How JSS intern teachers are living troubled lives

Tuesday, May 21st, 2024 03:30 | By
Junior Secondary School intern teachers take to the streets in Mombasa yesterday to protest ‘mistreatment’ by the government. PHOTO/Reuben Mwambingu.
Junior Secondary School intern teachers take to the streets in Mombasa yesterday to protest ‘mistreatment’ by the government. PHOTO/Reuben Mwambingu.

Esther Atieno, a Junior Secondary School (JSS) teacher in Mombasa, lives from hand to mouth on a monthly salary of Sh17,000. As a single mother, she explains that teaching has always been her dream. When the JSS internship opportunity arose, she seized it without hesitation.

 “I didn’t have a job and knew I couldn’t rely on Board of Management positions. So, I took the JSS internship, hoping for a better future. However, it’s been a real struggle. Balancing Sh17,000 between rent, food, and my child’s needs is a difficult task. I often have to skip lunch because I can’t afford to eat every day,” Atieno explains.

 Every morning, after getting her child ready for school, she leaves her home in Vijiweni, Likoni, paying Sh50 for a matatu to the Likoni Ferry Channel. After crossing the ferry, she pays another Sh40 to Sabasaba and then walks to RG Ngala Primary School, where a mountain of homework awaits her.
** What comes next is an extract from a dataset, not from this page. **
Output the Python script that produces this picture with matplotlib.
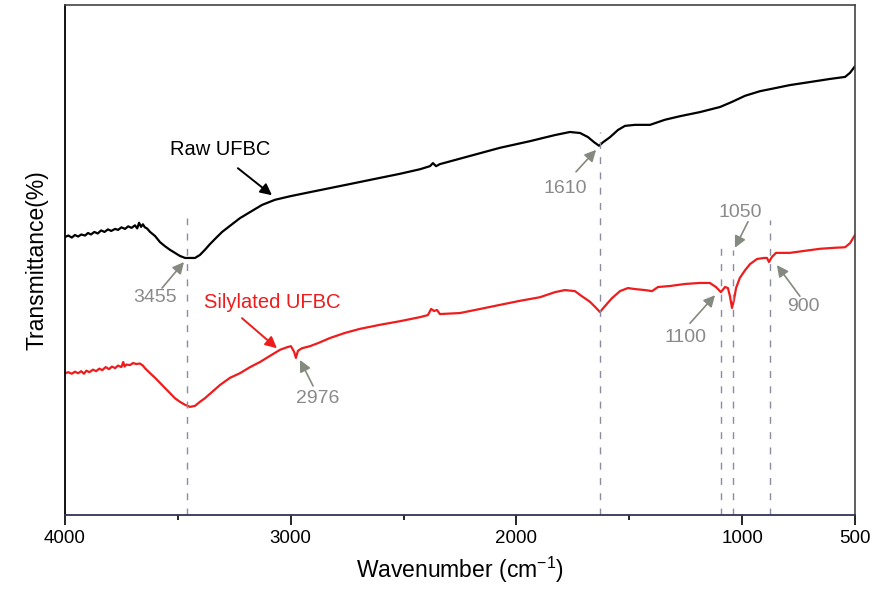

 “I am trained to teach business studies and geography, but now I teach home science, CRE, social studies, and pre-technical studies. I only have basics in business studies and some social studies. I’m forced to teach history, a subject I dropped in Form Two,” she says, detailing her professional challenges.

 In the evening, exhausted, Atieno treks home to meet her son, and together they prepare for another day. Despite the hardships, she insists teaching remains her passion. She joined the profession after graduation, hopeful for better days, despite hearing complaints from senior colleagues.

 “When I joined as a junior intern, I heard senior interns complaining, but I needed a job. Now, I realise that working under the same conditions as permanent and pensionable colleagues, who earn three times my salary, is demoralising. The Sh17,000 I get is barely enough, especially as a young mother. I have to pay rent, transport, school fees for my child, and support my parents and siblings. I’m the firstborn,” she says, “I can’t even afford proper clothing.”

 Out of her Sh17,000 salary, Sh10,000 goes to rent, leaving her to stretch the remaining Sh7,000 for other needs.

Poor working conditions

Atieno’s plight is shared by others like Felix Marembo, who supplements his income by working in cafeterias and construction sites on weekends. A Bachelor of Education (English Literature) graduate from Maasai Mara University, Marembo hoped for a better life with a stable job.

 “Junior secondary school isn’t bad, but the infrastructure and working conditions are poor. I work in construction because I live in a popular slum in Mombasa. My income doesn’t allow me to afford better housing,” he says. “Despite our qualifications, we struggle to make ends meet. My house has been locked twice by the landlord, yet I’m expected to be a creative teacher facilitating competence-based learning.”

These teachers were among those who protested in Mombasa on Monday, urging the government to improve the working environment for intern teachers.

They marched along Moi Avenue in Mombasa CBD, chanting slogans and waving placards calling for the “liberation of teachers.”

The over 21,000 Junior Secondary school teachers, who are serving in more than 23,000 public schools, have already issued a strike notice to the Teachers Service Commission (TSC).

They say they will down their tools if the government does not meet their demands by Sunday. The demands include offering them permanent and pensionable employment. Recently, President William Ruto assured the country that learning will go on as his government plans to employ Junior Secondary School (JSS) interns once they serve for two years.

In a letter addressed to TSC chief executive officer Nancy Macharia, the tutors noted that they are not ready to be taken in circles.

The teachers’ interim spokesperson Boniface Omari says they are not looking back.

‘‘Following the Court Orders, we are now releasing the calendar of events that will be followed and adhered to by all Junior Secondary school teachers,’’ Omari said, cautioning parents that no learning will take place in schools.